The OED defines “nation” as follows :
« A large body of people united by common descent, history, culture, or language, inhabiting a particular state or territory »
The Online Etymology Dictionary indicates :
« c. 1300, nacioun, "a race of people, large group of people with common ancestry and language," from Old French nacion "birth, rank; descendants, relatives; country, homeland" (12c.) and directly from Latin nationem (nominative natio) "birth, origin; breed, stock, kind, species; race of people, tribe," literally "that which has been born," from natus, past participle of nasci "be born" (Old Latin gnasci), from PIE root *gene- "give birth, beget," with derivatives referring to procreation and familial and tribal groups.

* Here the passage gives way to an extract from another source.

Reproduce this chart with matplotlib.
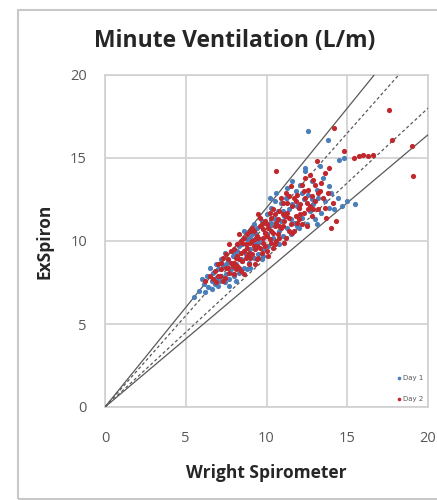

« The word is used in English in a broad sense, "a race of people an aggregation of persons of the same ethnic family and speaking the same language," and also in the narrower sense, "a political society composed of a government and subjects or citizens and constituting a political unit; an organized community inhabiting a defined territory within which its sovereignty is exercised." »
The historian, Kevin Blackburn notes in his article : “Mapping Aboriginal Nations: The Use of the Nation Concept by Late Nineteenth Century Anthropologists in Australia” :
« From the late 18th century to the end of the 19th century, the word ‘nation’ underwent a change in meaning from a term describing cultural entities comprised of people of common descent, to the modern definition of a nation as a sovereign people. The political scientist Liah Greenfeld called this shift in the definition of the word nation a ‘semantic transformation’, in which ‘the meaning of the original concept is gradually obscured, and the new one emerges as conventional’ » :
http://press-files.anu.edu.au/downloads/press/p73361/pdf/ch0648.pdf
The terms “First nations” and “Aboriginal nations” should be understood in the original anthropological sense.
.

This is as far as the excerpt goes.